Again, if you need reminding of what problems this can solve in the real world outside of digital art, the example of investing is a good one. Purchasing vintage alcohol is an increasingly common way to make an investment that doesn’t succumb to the systemic risk of the stock market. But, there have been accounts of fake bottles being sold under the claim that they’re very rare and vintage, as shown in the 2016 documentary Sour Grapes.
To get around this issue, some distilleries are selling the NFTs that represent their collectable bottles directly - thus cutting out the middleman.
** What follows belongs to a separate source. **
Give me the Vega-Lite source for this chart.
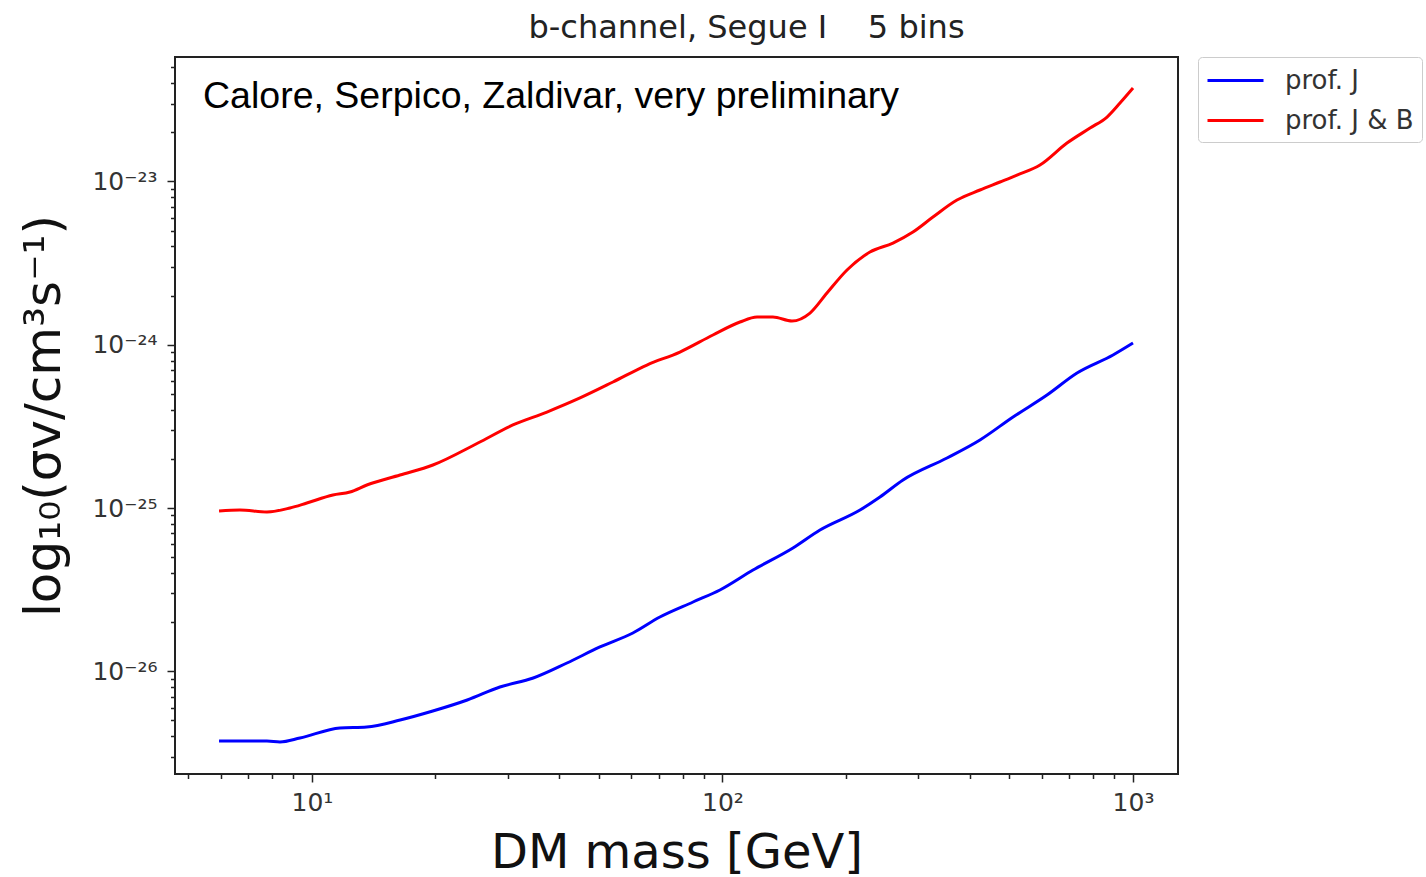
{
  "$schema": "https://vega.github.io/schema/vega-lite/v6.json",
  "autosize": {"type": "none"},
  "padding": {"left": 175, "top": 57, "right": 248, "bottom": 103},
  "width": 1003,
  "height": 717,
  "background": "white",
  "config": {
    "view": {"stroke": "#222", "strokeWidth": 2},
    "axis": {"grid": false, "domain": false, "tickColor": "#222", "tickWidth": 1.5, "labelColor": "#333", "titleColor": "#111", "labelFont": "DejaVu Sans", "titleFont": "DejaVu Sans", "titleFontWeight": "normal", "labelOverlap": false, "labelFlush": false}
  },
  "title": {"text": "b-channel, Segue I\u00a0\u00a0\u00a0\u00a05 bins", "font": "DejaVu Sans", "fontSize": 32, "fontWeight": "normal", "color": "#222", "anchor": "middle", "frame": "group", "dx": 70, "offset": 10},
  "layer": [
    {
      "data": {"values": [
        {"series": "prof. J", "mass": 5.94, "sv": 3.74e-27},
        {"series": "prof. J", "mass": 7.77, "sv": 3.74e-27},
        {"series": "prof. J", "mass": 8.36, "sv": 3.69e-27},
        {"series": "prof. J", "mass": 9.35, "sv": 3.90e-27},
        {"series": "prof. J", "mass": 11.7, "sv": 4.50e-27},
        {"series": "prof. J", "mass": 13.6, "sv": 4.56e-27},
        {"series": "prof. J", "mass": 16.4, "sv": 5.03e-27},
        {"series": "prof. J", "mass": 19.7, "sv": 5.71e-27},
        {"series": "prof. J", "mass": 23.9, "sv": 6.67e-27},
        {"series": "prof. J", "mass": 28.7, "sv": 8.01e-27},
        {"series": "prof. J", "mass": 34.6, "sv": 9.10e-27},
        {"series": "prof. J", "mass": 41.8, "sv": 1.124e-26},
        {"series": "prof. J", "mass": 50.3, "sv": 1.409e-26},
        {"series": "prof. J", "mass": 60.5, "sv": 1.716e-26},
        {"series": "prof. J", "mass": 70.4, "sv": 2.15e-26},
        {"series": "prof. J", "mass": 84.8, "sv": 2.657e-26},
        {"series": "prof. J", "mass": 98.6, "sv": 3.147e-26},
        {"series": "prof. J", "mass": 118.7, "sv": 4.17e-26},
        {"series": "prof. J", "mass": 148.5, "sv": 5.69e-26},
        {"series": "prof. J", "mass": 172.8, "sv": 7.33e-26},
        {"series": "prof. J", "mass": 216.3, "sv": 9.72e-26},
        {"series": "prof. J", "mass": 241.9, "sv": 1.168e-25},
        {"series": "prof. J", "mass": 275.3, "sv": 1.484e-25},
        {"series": "prof. J", "mass": 352.3, "sv": 2.024e-25},
        {"series": "prof. J", "mass": 423.9, "sv": 2.61e-25},
        {"series": "prof. J", "mass": 510.3, "sv": 3.61e-25},
        {"series": "prof. J", "mass": 617.3, "sv": 4.92e-25},
        {"series": "prof. J", "mass": 730.5, "sv": 6.71e-25},
        {"series": "prof. J", "mass": 894, "sv": 8.65e-25},
        {"series": "prof. J", "mass": 1000, "sv": 1.024e-24},
        {"series": "prof. J & B", "mass": 5.94, "sv": 9.58e-26},
        {"series": "prof. J & B", "mass": 6.68, "sv": 9.72e-26},
        {"series": "prof. J & B", "mass": 7.77, "sv": 9.45e-26},
        {"series": "prof. J & B", "mass": 8.84, "sv": 1.0e-25},
        {"series": "prof. J & B", "mass": 9.72, "sv": 1.073e-25},
        {"series": "prof. J & B", "mass": 11.25, "sv": 1.201e-25},
        {"series": "prof. J & B", "mass": 12.38, "sv": 1.253e-25},
        {"series": "prof. J & B", "mass": 13.61, "sv": 1.383e-25},
        {"series": "prof. J & B", "mass": 16.39, "sv": 1.592e-25},
        {"series": "prof. J & B", "mass": 19.71, "sv": 1.834e-25},
        {"series": "prof. J & B", "mass": 25.37, "sv": 2.50e-25},
        {"series": "prof. J & B", "mass": 30.87, "sv": 3.224e-25},
        {"series": "prof. J & B", "mass": 37.36, "sv": 3.87e-25},
        {"series": "prof. J & B", "mass": 44.98, "sv": 4.72e-25},
        {"series": "prof. J & B", "mass": 54.12, "sv": 5.91e-25},
        {"series": "prof. J & B", "mass": 65.47, "sv": 7.51e-25},
        {"series": "prof. J & B", "mass": 78.78, "sv": 9.02e-25},
        {"series": "prof. J & B", "mass": 94.8, "sv": 1.147e-24},
        {"series": "prof. J & B", "mass": 110.3, "sv": 1.377e-24},
        {"series": "prof. J & B", "mass": 121.4, "sv": 1.478e-24},
        {"series": "prof. J & B", "mass": 132.7, "sv": 1.478e-24},
        {"series": "prof. J & B", "mass": 147.7, "sv": 1.397e-24},
        {"series": "prof. J & B", "mass": 163.4, "sv": 1.563e-24},
        {"series": "prof. J & B", "mass": 179.7, "sv": 2.073e-24},
        {"series": "prof. J & B", "mass": 201.1, "sv": 2.867e-24},
        {"series": "prof. J & B", "mass": 228.7, "sv": 3.696e-24},
        {"series": "prof. J & B", "mass": 260.2, "sv": 4.195e-24},
        {"series": "prof. J & B", "mass": 291.1, "sv": 4.90e-24},
        {"series": "prof. J & B", "mass": 325.6, "sv": 6.05e-24},
        {"series": "prof. J & B", "mass": 372.6, "sv": 7.69e-24},
        {"series": "prof. J & B", "mass": 423.9, "sv": 8.86e-24},
        {"series": "prof. J & B", "mass": 474.2, "sv": 9.92e-24},
        {"series": "prof. J & B", "mass": 521.8, "sv": 1.094e-23},
        {"series": "prof. J & B", "mass": 593.5, "sv": 1.26e-23},
        {"series": "prof. J & B", "mass": 690.5, "sv": 1.718e-23},
        {"series": "prof. J & B", "mass": 785.9, "sv": 2.123e-23},
        {"series": "prof. J & B", "mass": 864.4, "sv": 2.48e-23},
        {"series": "prof. J & B", "mass": 929.6, "sv": 3.02e-23},
        {"series": "prof. J & B", "mass": 1000, "sv": 3.73e-23}
      ]},
      "mark": {"type": "line", "strokeWidth": 3, "interpolate": "monotone"},
      "encoding": {
        "x": {
          "field": "mass", "type": "quantitative",
          "scale": {"type": "log", "domain": [4.64, 1287], "nice": false},
          "axis": {
            "title": "DM mass [GeV]",
            "values": [5, 6, 7, 8, 9, 10, 20, 30, 40, 50, 60, 70, 80, 90, 100, 200, 300, 400, 500, 600, 700, 800, 900, 1000],
            "labelExpr": "abs(log(datum.value)/LN10 - round(log(datum.value)/LN10)) < 0.001 ? '10' + substring('⁰¹²³', round(log(datum.value)/LN10), round(log(datum.value)/LN10) + 1) : ''",
            "tickSize": {"condition": {"test": "abs(log(datum.value)/LN10 - round(log(datum.value)/LN10)) < 0.001", "value": 8}, "value": 4.5},
            "labelFontSize": 25,
            "labelPadding": 8,
            "titleFontSize": 48,
            "titlePadding": 14
          }
        },
        "y": {
          "field": "sv", "type": "quantitative",
          "scale": {"type": "log", "domain": [2.35e-27, 5.78e-23], "nice": false},
          "axis": {
            "title": "log₁₀(σv/cm³s⁻¹)",
            "values": [3e-27, 4e-27, 5e-27, 6e-27, 7e-27, 8e-27, 9e-27, 1e-26, 2e-26, 3e-26, 4e-26, 5e-26, 6e-26, 7e-26, 8e-26, 9e-26, 1e-25, 2e-25, 3e-25, 4e-25, 5e-25, 6e-25, 7e-25, 8e-25, 9e-25, 1e-24, 2e-24, 3e-24, 4e-24, 5e-24, 6e-24, 7e-24, 8e-24, 9e-24, 1e-23, 2e-23, 3e-23, 4e-23, 5e-23],
            "labelExpr": "abs(log(datum.value)/LN10 - round(log(datum.value)/LN10)) < 0.001 ? '10⁻²' + substring('⁰¹²³⁴⁵⁶⁷⁸⁹', -round(log(datum.value)/LN10) - 20, -round(log(datum.value)/LN10) - 19) : ''",
            "tickSize": {"condition": {"test": "abs(log(datum.value)/LN10 - round(log(datum.value)/LN10)) < 0.001", "value": 8}, "value": 4.5},
            "labelFontSize": 25,
            "labelPadding": 10,
            "titleFontSize": 50,
            "titlePadding": 22
          }
        },
        "color": {
          "field": "series", "type": "nominal",
          "scale": {"domain": ["prof. J", "prof. J & B"], "range": ["#0000ff", "#ff0000"]},
          "legend": {
            "title": null, "orient": "right", "offset": 20,
            "symbolType": "M-1,0H3", "symbolSize": 784, "symbolStrokeWidth": 3,
            "labelFont": "DejaVu Sans", "labelFontSize": 26, "labelColor": "#333", "labelOffset": 48,
            "strokeColor": "#cccccc", "fillColor": "white", "padding": 8, "cornerRadius": 4, "rowPadding": 11
          }
        }
      }
    },
    {
      "data": {"values": [{"note": "Calore, Serpico, Zaldivar, very preliminary"}]},
      "mark": {"type": "text", "align": "left", "baseline": "alphabetic", "font": "Liberation Sans", "fontSize": 37.5, "color": "#000"},
      "encoding": {
        "x": {"datum": 5.43},
        "y": {"datum": 2.815e-23},
        "text": {"field": "note"}
      }
    }
  ]
}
This reduces the risk of fraud, as the NFT is created at source by a credible distillery, and its reliable record-keeping can keep the transparency and ownership airtight forever, or until it’s transferred/sold. This may also become a way to efficiently trade physical assets when investing, as ownership can be transferred safely without using an extortionate broker. It’s instantaneously transacted, and you can see how many previous owners it’s had.
The Metaverse beckons for such auctions within virtual spaces, allowing users around the world to view NFTs of assets and investments that can be efficiently, safely, and cheaply traded… If anything, this puts more physicality back into people’s lives, as they previously cannot walk and view a property on the other side of the world or see digital art up close in an immersive way.
Services like OpenSea are showing that NFTs can be created and sold without knowing how to program. In 2021, Kings of Leon became the first band to sell their new album as an NFT. And why not? It’s a piece of art and it’s mostly consumed digitally - long gone are the days of letting HMV take a huge cut. But moreover, we may see bands like Kings of Leon sell tickets to their shows through NFTs too, as they are ideal to represent a valid ticket with a QR code + seat number without the notoriously expensive Ticketmaster processing and posting fees.
Because the trio of Blockchain, smart contracts, and NFTs seemingly have an answer to almost every aspect of our current economy and lives, the next industrial revolution seems to be just around the corner.